### Task brief
Search the listing below for "that". Copy each matching line.

### Given information
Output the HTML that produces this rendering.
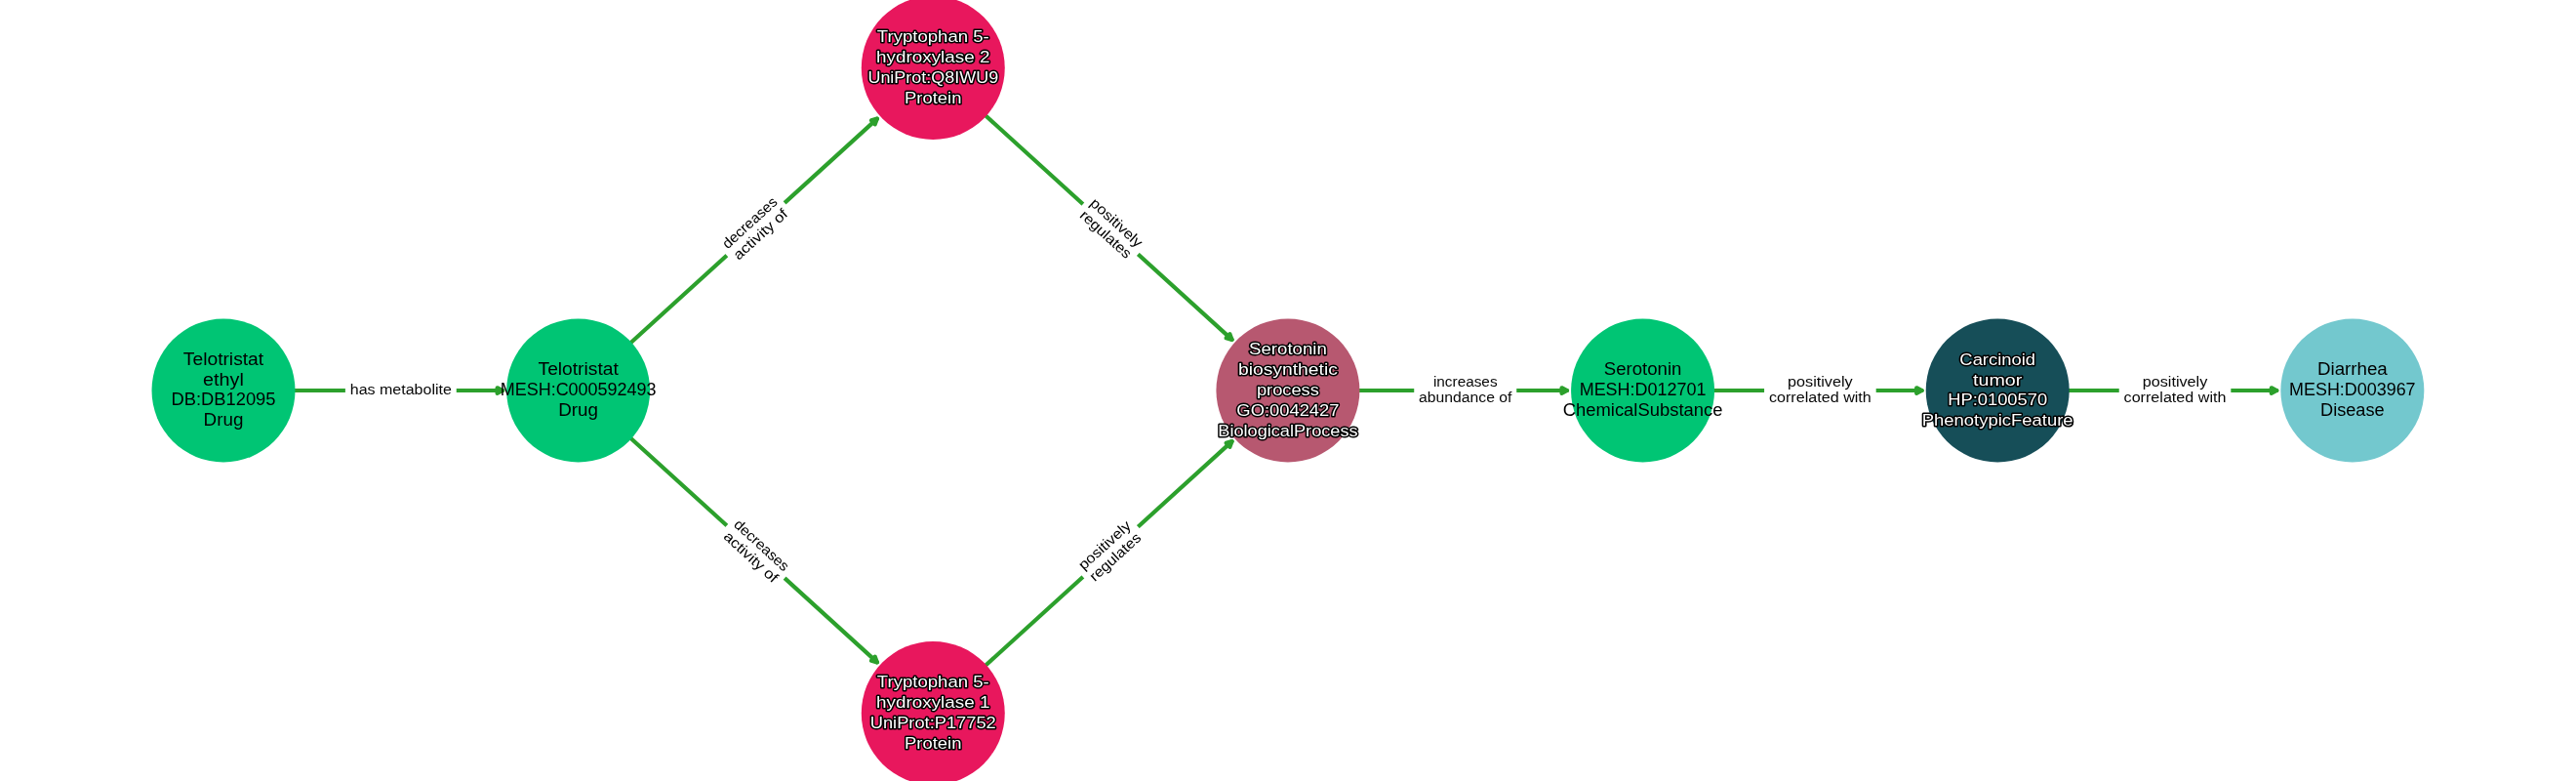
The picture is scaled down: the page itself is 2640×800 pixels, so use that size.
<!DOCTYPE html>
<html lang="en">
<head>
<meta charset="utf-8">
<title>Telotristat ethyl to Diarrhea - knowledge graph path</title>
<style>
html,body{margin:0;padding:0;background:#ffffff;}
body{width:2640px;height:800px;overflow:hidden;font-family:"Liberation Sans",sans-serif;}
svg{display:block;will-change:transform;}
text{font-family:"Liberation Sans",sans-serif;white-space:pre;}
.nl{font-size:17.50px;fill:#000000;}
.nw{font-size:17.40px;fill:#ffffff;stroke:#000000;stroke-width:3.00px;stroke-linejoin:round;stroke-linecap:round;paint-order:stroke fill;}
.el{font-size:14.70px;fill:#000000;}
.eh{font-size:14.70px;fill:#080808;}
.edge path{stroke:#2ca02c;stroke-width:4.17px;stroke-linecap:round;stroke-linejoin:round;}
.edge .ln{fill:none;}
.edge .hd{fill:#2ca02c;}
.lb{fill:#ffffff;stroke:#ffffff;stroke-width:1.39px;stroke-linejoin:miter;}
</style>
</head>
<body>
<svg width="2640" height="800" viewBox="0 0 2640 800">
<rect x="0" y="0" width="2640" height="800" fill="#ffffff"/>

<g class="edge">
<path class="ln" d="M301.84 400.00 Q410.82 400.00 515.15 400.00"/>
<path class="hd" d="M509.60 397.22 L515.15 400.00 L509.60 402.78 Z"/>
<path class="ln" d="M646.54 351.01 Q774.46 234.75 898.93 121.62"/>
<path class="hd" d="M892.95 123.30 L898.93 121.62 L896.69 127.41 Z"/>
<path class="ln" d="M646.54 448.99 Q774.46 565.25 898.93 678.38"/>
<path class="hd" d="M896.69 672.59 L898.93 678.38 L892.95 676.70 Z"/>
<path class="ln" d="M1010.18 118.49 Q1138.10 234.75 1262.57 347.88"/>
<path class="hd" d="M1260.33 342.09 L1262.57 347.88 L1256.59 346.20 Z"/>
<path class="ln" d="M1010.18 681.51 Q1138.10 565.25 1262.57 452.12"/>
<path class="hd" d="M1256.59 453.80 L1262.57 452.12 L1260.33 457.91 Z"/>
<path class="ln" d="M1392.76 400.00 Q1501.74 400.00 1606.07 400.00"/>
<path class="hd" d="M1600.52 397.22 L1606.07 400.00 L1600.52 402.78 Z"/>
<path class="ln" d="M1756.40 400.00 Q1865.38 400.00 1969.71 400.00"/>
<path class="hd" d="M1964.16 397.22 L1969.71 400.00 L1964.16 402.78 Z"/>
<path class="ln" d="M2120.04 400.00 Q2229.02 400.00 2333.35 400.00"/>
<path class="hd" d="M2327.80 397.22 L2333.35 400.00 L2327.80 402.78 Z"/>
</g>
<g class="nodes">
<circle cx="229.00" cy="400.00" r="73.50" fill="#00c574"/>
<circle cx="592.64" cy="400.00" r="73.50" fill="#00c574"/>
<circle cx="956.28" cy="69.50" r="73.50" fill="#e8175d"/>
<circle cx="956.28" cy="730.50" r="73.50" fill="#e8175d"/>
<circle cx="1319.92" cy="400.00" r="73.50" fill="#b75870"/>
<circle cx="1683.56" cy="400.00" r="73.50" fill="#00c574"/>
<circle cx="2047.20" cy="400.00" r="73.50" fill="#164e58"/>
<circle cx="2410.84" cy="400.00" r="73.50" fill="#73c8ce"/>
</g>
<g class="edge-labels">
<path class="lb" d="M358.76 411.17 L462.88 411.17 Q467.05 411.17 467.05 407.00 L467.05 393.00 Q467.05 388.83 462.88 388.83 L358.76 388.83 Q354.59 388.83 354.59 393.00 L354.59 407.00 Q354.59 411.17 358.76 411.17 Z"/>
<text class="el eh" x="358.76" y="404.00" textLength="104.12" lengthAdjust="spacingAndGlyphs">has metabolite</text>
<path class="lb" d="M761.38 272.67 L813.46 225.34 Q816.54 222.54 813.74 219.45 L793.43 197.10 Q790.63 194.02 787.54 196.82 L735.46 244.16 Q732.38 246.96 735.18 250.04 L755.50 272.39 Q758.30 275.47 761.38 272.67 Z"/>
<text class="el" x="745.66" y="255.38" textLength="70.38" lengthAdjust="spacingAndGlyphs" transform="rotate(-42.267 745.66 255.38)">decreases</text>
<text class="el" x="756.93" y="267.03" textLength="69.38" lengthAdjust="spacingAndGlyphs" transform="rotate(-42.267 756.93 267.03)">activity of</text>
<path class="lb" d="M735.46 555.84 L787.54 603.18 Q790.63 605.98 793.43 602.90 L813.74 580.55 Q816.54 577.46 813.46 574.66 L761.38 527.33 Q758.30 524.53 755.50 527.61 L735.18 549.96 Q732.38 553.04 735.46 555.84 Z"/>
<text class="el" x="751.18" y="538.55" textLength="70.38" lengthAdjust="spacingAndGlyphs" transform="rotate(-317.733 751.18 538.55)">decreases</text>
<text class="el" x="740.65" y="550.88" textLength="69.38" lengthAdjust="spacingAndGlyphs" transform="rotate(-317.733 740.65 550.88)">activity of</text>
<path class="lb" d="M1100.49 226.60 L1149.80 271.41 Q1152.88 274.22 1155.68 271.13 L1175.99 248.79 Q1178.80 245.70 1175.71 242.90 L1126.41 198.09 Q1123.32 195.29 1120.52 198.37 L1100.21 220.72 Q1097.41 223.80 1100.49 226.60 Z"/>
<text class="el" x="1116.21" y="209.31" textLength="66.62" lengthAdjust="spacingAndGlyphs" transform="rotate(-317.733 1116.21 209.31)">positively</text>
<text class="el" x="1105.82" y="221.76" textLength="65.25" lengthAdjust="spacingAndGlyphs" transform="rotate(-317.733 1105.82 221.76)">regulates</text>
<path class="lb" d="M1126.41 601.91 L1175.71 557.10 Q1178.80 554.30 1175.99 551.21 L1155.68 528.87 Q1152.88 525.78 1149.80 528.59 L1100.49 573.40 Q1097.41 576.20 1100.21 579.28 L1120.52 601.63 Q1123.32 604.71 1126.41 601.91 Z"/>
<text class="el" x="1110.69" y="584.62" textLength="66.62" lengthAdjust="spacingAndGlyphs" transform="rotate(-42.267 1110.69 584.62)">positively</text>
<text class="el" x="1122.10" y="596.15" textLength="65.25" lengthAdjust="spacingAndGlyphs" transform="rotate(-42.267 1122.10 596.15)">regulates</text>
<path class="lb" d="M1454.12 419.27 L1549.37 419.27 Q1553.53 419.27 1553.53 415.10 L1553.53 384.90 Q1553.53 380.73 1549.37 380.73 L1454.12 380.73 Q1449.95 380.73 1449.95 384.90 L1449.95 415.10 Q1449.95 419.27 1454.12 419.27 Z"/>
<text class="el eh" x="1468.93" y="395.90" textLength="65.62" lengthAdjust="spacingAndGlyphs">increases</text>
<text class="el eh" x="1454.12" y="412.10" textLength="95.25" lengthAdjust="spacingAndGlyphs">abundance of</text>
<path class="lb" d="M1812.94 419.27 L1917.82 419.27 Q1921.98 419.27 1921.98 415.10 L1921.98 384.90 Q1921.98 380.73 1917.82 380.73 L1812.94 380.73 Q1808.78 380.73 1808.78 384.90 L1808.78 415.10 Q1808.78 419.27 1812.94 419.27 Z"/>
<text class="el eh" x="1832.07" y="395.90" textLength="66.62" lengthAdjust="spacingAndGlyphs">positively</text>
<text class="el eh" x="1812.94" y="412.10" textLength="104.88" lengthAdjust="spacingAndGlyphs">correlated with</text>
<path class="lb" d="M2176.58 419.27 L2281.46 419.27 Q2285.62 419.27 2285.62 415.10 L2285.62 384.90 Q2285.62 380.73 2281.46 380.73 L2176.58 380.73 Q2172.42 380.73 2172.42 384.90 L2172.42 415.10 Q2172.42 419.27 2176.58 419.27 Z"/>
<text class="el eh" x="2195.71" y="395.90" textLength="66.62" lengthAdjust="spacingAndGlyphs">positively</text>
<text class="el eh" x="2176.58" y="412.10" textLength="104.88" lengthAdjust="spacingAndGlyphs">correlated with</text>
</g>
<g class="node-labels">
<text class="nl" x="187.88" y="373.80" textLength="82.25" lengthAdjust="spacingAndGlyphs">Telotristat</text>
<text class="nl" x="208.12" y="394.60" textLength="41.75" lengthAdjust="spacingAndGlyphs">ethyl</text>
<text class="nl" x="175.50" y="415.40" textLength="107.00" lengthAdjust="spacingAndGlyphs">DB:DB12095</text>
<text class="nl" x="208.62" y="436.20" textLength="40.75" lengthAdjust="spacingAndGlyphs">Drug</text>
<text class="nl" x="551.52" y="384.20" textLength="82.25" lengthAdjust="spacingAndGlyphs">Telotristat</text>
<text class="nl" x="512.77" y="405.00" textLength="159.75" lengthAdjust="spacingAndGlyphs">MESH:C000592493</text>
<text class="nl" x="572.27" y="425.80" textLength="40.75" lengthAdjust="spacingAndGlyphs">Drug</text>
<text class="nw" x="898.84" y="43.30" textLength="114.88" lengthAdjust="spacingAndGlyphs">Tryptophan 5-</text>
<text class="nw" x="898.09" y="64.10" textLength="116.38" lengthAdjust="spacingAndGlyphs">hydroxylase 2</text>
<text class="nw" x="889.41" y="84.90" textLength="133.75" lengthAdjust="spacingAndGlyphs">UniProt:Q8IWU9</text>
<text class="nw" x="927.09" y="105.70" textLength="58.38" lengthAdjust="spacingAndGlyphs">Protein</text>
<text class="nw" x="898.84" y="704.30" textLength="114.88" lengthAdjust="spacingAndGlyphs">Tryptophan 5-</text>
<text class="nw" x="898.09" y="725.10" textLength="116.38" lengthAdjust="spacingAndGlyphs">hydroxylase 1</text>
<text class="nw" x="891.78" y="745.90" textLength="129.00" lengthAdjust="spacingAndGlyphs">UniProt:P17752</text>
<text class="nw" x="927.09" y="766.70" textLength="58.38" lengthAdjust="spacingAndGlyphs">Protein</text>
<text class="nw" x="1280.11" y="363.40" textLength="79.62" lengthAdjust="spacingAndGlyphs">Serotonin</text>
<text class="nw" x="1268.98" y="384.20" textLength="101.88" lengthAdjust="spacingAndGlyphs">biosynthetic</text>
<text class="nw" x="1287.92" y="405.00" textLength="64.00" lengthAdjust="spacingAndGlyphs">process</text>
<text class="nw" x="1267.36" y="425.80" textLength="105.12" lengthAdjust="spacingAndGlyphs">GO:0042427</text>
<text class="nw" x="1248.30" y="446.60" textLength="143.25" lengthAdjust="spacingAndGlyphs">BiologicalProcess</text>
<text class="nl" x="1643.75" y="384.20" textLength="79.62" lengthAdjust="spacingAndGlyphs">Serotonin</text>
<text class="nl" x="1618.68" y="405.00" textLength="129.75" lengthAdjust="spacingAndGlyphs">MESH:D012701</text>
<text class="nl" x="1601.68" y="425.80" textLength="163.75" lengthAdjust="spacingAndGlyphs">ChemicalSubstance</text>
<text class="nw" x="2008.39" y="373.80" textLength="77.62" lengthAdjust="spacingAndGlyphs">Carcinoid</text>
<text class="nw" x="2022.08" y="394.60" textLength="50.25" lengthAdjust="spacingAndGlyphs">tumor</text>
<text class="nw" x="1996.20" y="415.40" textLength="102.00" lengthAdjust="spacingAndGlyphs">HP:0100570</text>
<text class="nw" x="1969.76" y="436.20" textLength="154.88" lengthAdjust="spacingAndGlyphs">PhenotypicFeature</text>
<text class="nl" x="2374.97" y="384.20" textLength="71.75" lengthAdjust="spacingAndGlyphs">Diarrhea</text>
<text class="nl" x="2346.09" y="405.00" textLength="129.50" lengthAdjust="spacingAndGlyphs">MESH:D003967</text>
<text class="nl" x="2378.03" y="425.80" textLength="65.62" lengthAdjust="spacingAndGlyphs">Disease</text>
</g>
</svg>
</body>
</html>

### Result
Output the HTML that produces this rendering.
The picture is scaled down: the page itself is 2640×800 pixels, so use that size.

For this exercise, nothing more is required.